• [REQUEST]:
Quote only the lines from the line containing "Convert this chart to Chart.js code." to the line containing "const yTicks = [0,0.2,0.4,0.6,0.8,1.0,1.2];", with both of those lines included, please, exactly as written.

## begin TASK INPUTS

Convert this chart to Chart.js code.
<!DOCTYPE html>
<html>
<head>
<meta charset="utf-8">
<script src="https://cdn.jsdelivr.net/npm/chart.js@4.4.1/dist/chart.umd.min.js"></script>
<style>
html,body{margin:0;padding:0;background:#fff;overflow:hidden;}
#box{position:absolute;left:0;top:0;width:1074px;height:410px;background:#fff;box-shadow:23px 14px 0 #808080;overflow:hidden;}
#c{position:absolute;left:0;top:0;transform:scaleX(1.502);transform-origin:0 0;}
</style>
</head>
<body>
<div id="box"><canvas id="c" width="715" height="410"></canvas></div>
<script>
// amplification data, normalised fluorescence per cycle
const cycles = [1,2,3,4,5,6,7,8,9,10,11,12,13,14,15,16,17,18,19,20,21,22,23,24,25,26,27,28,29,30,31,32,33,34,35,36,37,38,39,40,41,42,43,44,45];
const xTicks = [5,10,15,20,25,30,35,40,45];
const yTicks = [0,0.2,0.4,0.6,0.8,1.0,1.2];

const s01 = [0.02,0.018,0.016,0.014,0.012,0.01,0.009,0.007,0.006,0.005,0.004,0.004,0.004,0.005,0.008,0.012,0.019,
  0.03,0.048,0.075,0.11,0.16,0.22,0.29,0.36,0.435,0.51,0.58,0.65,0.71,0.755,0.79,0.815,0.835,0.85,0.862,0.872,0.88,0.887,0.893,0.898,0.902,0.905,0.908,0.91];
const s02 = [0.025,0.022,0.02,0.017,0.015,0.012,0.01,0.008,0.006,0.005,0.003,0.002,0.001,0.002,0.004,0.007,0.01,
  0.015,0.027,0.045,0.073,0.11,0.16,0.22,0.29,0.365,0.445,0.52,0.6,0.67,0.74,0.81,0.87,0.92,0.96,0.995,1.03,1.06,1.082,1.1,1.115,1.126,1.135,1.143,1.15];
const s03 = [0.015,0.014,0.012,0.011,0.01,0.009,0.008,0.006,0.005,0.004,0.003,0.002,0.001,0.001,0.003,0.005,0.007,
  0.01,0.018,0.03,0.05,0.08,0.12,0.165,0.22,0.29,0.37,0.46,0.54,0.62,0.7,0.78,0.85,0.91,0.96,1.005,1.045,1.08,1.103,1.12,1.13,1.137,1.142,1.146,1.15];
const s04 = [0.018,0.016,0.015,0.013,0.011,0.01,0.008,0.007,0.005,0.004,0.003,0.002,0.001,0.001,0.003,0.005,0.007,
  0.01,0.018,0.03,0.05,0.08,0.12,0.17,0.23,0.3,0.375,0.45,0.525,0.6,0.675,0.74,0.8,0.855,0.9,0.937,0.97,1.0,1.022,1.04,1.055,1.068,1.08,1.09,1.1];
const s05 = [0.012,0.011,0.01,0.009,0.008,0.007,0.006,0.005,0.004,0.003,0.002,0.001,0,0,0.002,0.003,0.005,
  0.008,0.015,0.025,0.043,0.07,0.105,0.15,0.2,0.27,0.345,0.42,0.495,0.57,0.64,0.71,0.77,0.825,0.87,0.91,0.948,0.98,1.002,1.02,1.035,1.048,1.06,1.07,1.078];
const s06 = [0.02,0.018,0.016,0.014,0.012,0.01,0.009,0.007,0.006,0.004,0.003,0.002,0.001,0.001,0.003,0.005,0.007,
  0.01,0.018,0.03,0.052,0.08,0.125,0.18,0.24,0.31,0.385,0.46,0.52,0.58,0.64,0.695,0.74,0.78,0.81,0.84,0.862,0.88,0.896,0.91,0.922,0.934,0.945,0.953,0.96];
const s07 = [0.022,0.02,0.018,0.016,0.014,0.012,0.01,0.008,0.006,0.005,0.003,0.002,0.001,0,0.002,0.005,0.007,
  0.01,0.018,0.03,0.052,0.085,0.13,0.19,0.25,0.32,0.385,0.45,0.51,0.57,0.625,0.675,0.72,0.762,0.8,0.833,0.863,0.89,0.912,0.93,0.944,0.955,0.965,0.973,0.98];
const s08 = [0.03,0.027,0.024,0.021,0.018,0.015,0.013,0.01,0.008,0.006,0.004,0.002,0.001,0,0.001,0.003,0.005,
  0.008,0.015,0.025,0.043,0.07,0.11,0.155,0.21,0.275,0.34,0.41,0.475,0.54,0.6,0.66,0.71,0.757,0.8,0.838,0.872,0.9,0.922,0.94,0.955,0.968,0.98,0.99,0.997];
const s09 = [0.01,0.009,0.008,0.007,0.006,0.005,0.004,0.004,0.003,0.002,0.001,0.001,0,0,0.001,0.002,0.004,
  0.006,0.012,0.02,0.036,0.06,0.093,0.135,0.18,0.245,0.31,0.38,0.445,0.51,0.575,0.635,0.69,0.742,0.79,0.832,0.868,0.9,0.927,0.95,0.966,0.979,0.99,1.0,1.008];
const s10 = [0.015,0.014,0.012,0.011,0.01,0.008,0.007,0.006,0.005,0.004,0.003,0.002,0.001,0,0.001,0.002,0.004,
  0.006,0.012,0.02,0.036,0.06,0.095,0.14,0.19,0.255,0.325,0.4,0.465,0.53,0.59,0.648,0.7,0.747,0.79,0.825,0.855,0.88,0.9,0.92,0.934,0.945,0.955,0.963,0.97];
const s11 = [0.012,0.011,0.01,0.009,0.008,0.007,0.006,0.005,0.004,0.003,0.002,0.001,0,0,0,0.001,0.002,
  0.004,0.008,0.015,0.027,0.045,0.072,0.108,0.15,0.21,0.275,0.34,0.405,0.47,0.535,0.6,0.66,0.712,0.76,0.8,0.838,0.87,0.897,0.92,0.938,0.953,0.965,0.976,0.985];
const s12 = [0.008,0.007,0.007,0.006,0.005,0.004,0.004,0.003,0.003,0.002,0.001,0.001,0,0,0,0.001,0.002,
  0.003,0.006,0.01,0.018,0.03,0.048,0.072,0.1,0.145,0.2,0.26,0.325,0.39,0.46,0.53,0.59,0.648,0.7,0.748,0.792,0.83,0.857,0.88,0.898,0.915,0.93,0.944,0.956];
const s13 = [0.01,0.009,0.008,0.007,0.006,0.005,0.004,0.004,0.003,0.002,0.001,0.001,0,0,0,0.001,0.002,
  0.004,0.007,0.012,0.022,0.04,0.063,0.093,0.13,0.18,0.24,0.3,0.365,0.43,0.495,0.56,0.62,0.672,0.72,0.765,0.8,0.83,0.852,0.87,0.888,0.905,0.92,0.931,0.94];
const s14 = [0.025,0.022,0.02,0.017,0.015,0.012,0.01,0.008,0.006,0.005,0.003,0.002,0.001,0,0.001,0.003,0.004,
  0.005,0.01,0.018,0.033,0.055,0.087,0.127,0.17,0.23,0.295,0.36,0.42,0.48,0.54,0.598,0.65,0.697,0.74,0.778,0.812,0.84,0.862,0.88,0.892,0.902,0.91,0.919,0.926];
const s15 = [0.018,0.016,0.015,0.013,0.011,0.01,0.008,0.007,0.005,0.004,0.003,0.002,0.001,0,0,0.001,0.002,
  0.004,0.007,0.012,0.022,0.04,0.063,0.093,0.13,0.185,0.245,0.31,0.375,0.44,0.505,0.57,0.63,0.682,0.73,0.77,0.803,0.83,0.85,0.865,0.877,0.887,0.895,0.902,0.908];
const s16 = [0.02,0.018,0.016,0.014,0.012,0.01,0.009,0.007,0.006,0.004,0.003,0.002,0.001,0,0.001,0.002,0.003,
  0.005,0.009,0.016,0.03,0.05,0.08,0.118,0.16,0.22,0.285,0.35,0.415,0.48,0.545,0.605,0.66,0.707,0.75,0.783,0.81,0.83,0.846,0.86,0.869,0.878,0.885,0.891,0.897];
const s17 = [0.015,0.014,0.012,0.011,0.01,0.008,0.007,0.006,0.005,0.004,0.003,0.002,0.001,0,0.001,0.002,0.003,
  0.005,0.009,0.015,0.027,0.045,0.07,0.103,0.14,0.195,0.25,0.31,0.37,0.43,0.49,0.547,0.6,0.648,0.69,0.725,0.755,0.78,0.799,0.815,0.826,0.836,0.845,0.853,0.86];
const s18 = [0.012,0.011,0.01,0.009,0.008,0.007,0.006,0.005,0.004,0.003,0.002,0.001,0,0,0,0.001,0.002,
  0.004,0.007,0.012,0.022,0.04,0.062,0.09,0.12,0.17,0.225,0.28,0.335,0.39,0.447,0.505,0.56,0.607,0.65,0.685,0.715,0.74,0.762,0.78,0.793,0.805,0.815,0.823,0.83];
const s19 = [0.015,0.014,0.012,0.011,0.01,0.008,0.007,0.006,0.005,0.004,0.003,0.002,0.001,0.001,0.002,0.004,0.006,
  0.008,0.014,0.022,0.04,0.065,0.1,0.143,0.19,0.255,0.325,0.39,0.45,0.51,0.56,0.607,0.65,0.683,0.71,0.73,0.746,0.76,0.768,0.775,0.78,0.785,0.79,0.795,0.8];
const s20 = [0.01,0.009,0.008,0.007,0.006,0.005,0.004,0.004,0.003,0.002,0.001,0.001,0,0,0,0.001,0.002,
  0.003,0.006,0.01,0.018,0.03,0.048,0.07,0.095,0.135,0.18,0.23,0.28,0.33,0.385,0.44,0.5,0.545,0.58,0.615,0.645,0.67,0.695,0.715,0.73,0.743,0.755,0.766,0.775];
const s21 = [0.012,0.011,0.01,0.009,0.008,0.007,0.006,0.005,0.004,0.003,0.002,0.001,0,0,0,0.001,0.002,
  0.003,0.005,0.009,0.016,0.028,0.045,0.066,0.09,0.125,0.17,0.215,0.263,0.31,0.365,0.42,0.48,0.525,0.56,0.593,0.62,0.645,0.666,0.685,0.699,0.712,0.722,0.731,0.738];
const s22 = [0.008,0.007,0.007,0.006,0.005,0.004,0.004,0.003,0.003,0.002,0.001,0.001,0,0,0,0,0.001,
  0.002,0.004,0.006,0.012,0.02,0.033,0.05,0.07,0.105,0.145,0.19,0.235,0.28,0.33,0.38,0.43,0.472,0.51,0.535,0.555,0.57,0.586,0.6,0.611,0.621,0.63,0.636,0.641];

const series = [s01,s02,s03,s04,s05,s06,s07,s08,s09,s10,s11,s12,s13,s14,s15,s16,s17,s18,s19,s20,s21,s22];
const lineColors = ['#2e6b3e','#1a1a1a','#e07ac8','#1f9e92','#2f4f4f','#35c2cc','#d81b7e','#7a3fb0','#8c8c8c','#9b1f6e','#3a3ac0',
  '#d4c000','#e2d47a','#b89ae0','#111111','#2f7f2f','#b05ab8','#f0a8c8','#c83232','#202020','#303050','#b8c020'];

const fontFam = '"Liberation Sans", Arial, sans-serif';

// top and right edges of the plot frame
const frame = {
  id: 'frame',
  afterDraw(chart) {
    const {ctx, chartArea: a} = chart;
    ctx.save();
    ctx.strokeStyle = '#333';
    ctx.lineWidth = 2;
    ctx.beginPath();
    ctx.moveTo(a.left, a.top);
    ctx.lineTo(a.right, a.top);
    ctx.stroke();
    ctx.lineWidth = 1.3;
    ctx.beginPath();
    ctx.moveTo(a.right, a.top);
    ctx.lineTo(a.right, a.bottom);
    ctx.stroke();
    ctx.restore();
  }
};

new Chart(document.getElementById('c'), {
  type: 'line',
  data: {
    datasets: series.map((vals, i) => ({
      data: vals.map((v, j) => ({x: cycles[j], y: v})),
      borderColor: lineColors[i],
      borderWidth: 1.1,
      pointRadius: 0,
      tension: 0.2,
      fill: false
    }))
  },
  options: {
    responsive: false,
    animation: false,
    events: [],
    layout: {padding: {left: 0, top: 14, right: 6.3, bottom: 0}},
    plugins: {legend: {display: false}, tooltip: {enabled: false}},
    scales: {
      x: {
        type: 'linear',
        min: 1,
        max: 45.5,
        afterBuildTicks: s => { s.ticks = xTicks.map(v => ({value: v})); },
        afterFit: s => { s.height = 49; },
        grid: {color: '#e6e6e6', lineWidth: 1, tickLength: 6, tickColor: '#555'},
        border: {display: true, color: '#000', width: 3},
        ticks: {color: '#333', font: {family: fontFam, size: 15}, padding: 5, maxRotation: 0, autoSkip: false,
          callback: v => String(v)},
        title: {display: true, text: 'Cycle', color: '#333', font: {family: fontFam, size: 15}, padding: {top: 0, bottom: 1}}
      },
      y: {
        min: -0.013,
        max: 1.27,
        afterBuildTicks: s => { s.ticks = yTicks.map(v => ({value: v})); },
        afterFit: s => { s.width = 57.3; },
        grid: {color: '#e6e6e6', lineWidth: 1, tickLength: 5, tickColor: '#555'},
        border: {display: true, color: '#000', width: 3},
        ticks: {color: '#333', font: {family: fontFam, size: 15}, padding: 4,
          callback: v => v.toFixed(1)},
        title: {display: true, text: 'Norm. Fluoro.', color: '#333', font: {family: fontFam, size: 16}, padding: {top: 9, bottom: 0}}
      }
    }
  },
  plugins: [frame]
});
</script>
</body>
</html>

## end TASK INPUTS
## begin TASK INPUTS

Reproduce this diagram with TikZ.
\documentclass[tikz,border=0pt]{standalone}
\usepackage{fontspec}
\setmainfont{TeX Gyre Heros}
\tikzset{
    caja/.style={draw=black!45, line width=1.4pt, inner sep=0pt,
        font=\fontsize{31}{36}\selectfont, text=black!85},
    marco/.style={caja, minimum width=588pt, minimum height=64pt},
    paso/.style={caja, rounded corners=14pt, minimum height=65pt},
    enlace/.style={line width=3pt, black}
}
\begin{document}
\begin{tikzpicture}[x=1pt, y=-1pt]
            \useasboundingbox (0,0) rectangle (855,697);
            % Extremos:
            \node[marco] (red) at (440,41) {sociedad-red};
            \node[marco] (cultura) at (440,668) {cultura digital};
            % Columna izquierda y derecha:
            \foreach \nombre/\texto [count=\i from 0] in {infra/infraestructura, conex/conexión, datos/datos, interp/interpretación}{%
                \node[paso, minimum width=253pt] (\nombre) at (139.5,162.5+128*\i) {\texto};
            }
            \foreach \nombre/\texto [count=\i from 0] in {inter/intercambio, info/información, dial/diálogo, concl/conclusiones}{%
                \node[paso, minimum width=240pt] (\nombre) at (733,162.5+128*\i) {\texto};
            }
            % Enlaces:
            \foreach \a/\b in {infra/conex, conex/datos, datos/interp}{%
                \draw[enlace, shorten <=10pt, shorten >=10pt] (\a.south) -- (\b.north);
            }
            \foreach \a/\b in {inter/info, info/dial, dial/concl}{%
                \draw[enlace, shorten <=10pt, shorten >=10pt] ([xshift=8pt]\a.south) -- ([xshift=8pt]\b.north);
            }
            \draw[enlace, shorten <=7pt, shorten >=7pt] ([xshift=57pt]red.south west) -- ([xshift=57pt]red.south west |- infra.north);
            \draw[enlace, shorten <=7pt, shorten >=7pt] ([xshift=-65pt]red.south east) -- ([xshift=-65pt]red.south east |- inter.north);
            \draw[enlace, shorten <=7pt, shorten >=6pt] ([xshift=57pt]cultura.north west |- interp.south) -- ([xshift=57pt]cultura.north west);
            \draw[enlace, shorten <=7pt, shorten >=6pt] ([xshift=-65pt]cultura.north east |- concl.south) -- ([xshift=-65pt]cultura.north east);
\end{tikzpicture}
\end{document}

## end TASK INPUTS

• [REPLY]:
Convert this chart to Chart.js code.
<!DOCTYPE html>
<html>
<head>
<meta charset="utf-8">
<script src="https://cdn.jsdelivr.net/npm/chart.js@4.4.1/dist/chart.umd.min.js"></script>
<style>
html,body{margin:0;padding:0;background:#fff;overflow:hidden;}
#box{position:absolute;left:0;top:0;width:1074px;height:410px;background:#fff;box-shadow:23px 14px 0 #808080;overflow:hidden;}
#c{position:absolute;left:0;top:0;transform:scaleX(1.502);transform-origin:0 0;}
</style>
</head>
<body>
<div id="box"><canvas id="c" width="715" height="410"></canvas></div>
<script>
// amplification data, normalised fluorescence per cycle
const cycles = [1,2,3,4,5,6,7,8,9,10,11,12,13,14,15,16,17,18,19,20,21,22,23,24,25,26,27,28,29,30,31,32,33,34,35,36,37,38,39,40,41,42,43,44,45];
const xTicks = [5,10,15,20,25,30,35,40,45];
const yTicks = [0,0.2,0.4,0.6,0.8,1.0,1.2];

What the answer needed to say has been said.